I’ve joked about how I was Simon Legg’s inspiration (he in turn has been my erstwhile muse), though never sifted out the whole truth. Adam reckons that something I wrote in a Dunwich Dynamo ride report planted the idea, which sounds plausible, so the lesson is, write ride reports! You never know who you’ll inspire to do great things.

Later we joined forces with Nigel, who due to his train doing a vanishing act was only able to join us towards the end; Matt and Tim Decker; Tom, who figured my fondness for singlespeed might predispose me to a spin cycle on a fixed round and round a velodrome; and Tim Hall, who you'll reliably see with a camera slung around his neck at these affairs (and wearer of antique hats, which forever puts him in my good graces). Together we considered the fate of a drunken buzzy captive,

pondered the advisability of Tim D. sawing someone in half after a few pints (he isn't a butcher; he belongs to The Magic Circle

Also an anagram, which is a nice trick

scroll down here for a few pics of another member), and might well have closed the place down if it wasn’t still morning when we called it a day.

Did I say these rides are about the people? It’s about their stories. The cycling is a bonus.
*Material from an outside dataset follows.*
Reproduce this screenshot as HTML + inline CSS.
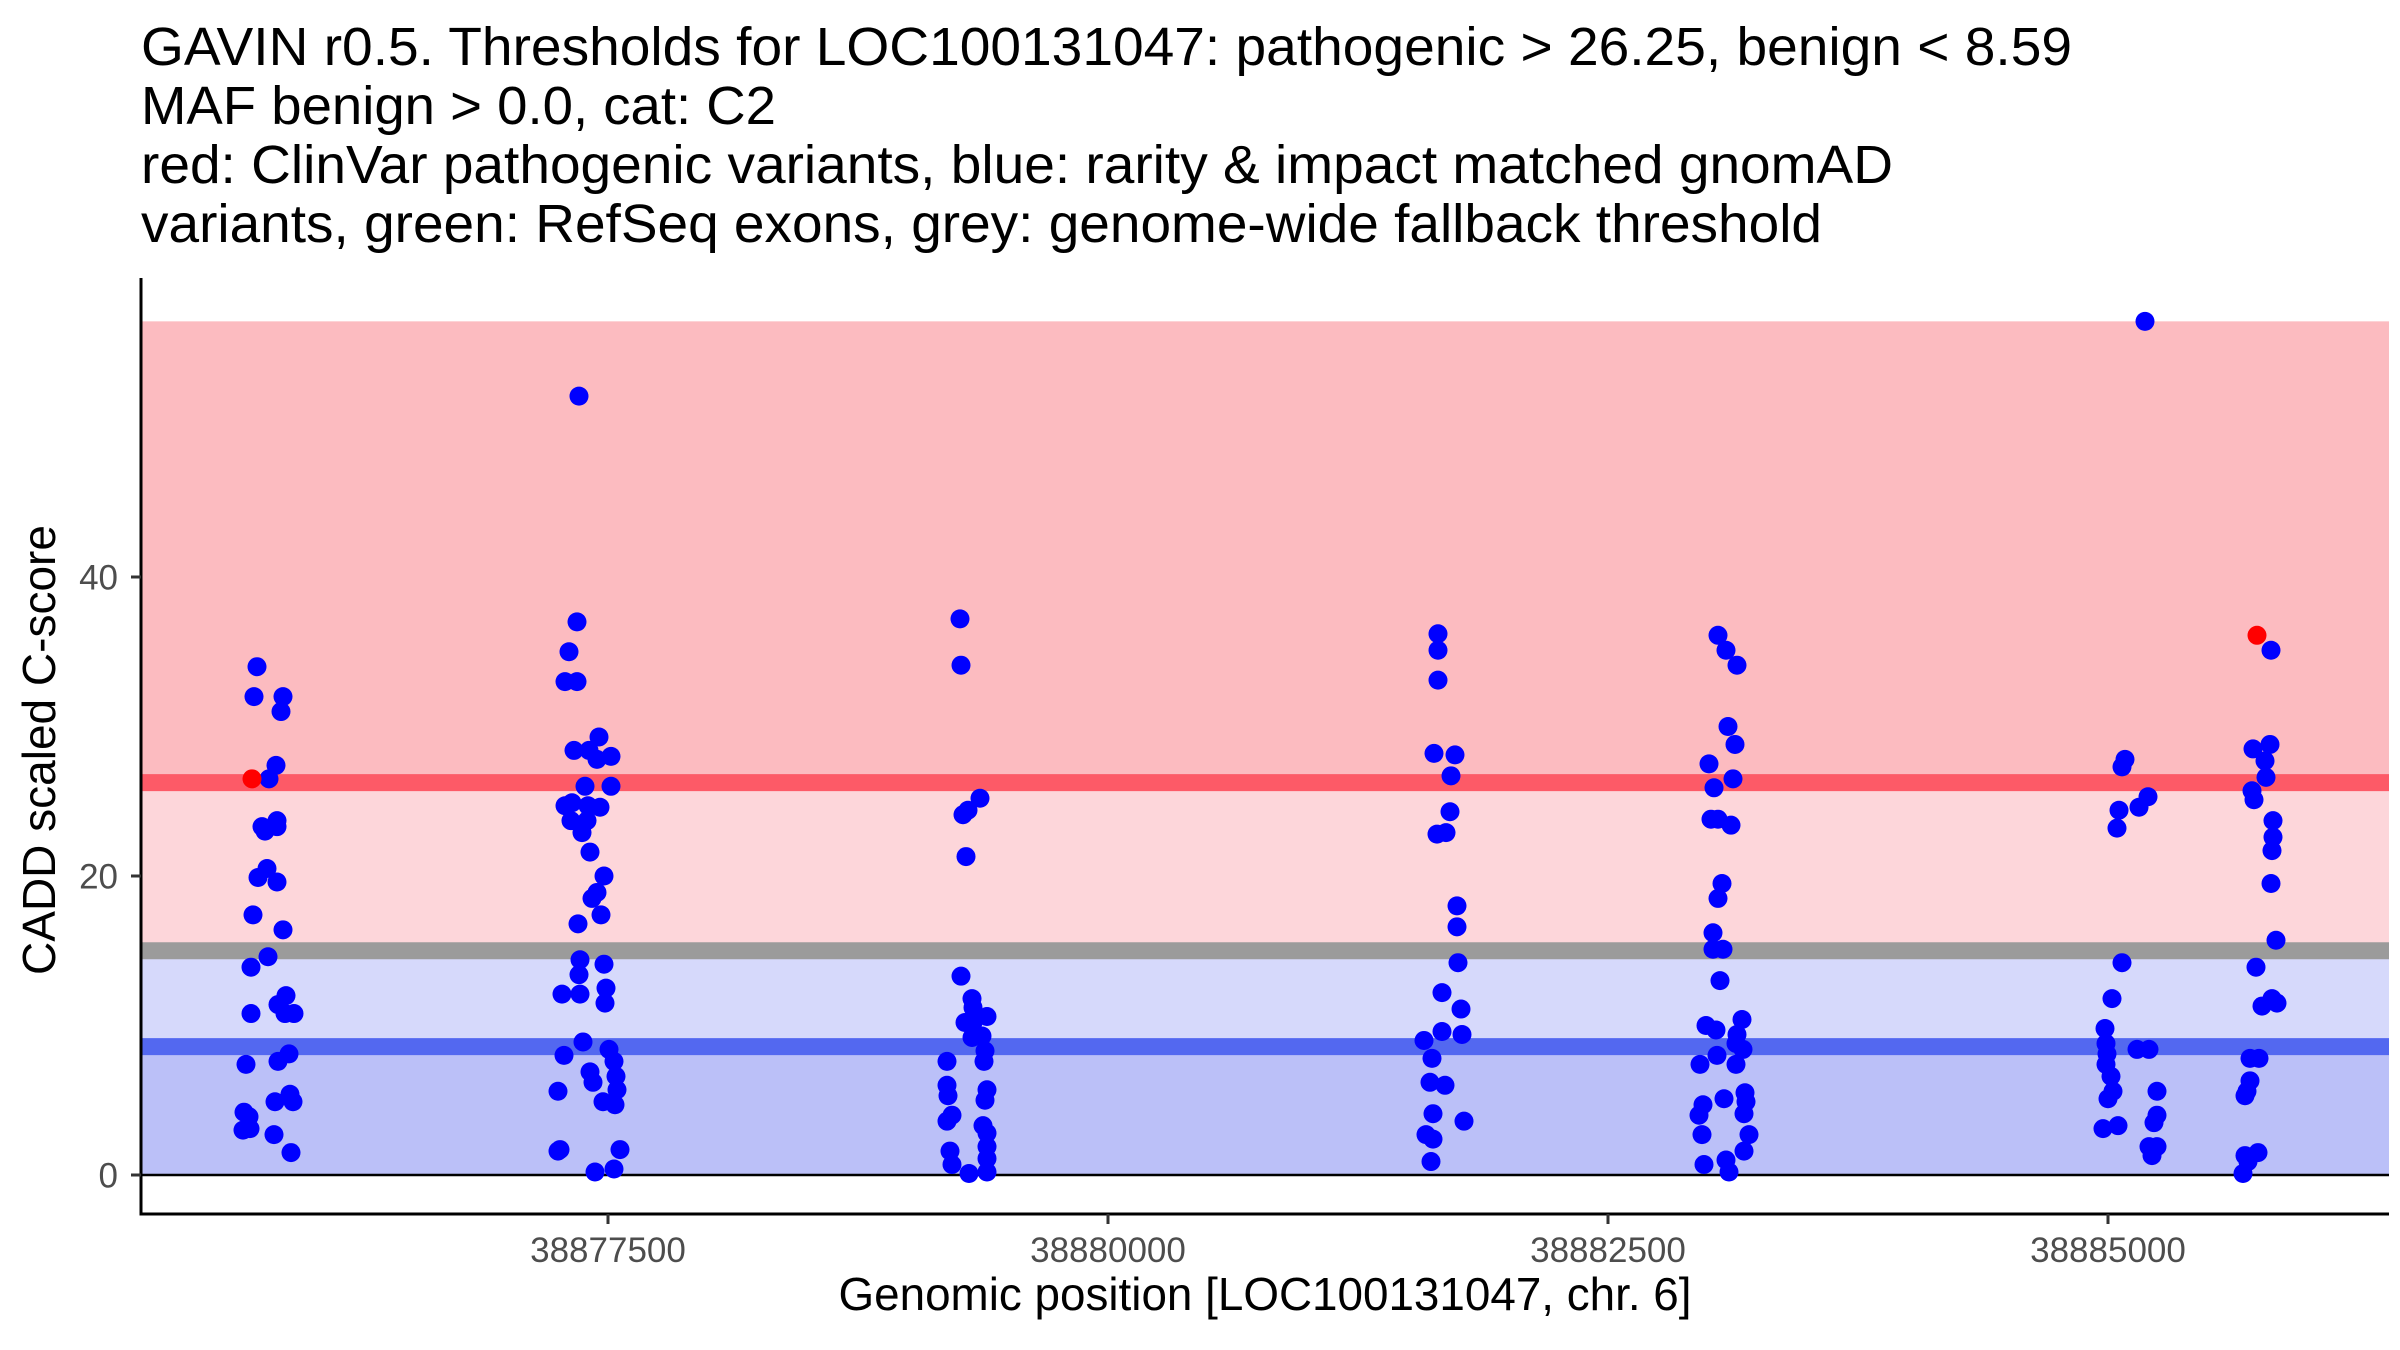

Adam led the way to the train station, where I discovered mine was cancelled due to something a bit worse than leaves on the line. Dreading an afternoon of uncertain services, I made the unwelcome decision to escape using a means of transportation I had control of, and headed back up that damned hill.

. . .

Coca-Cola has responded to the sugar tax by selling smaller containers, rather than ditching their recipe, which is undeniably a winner.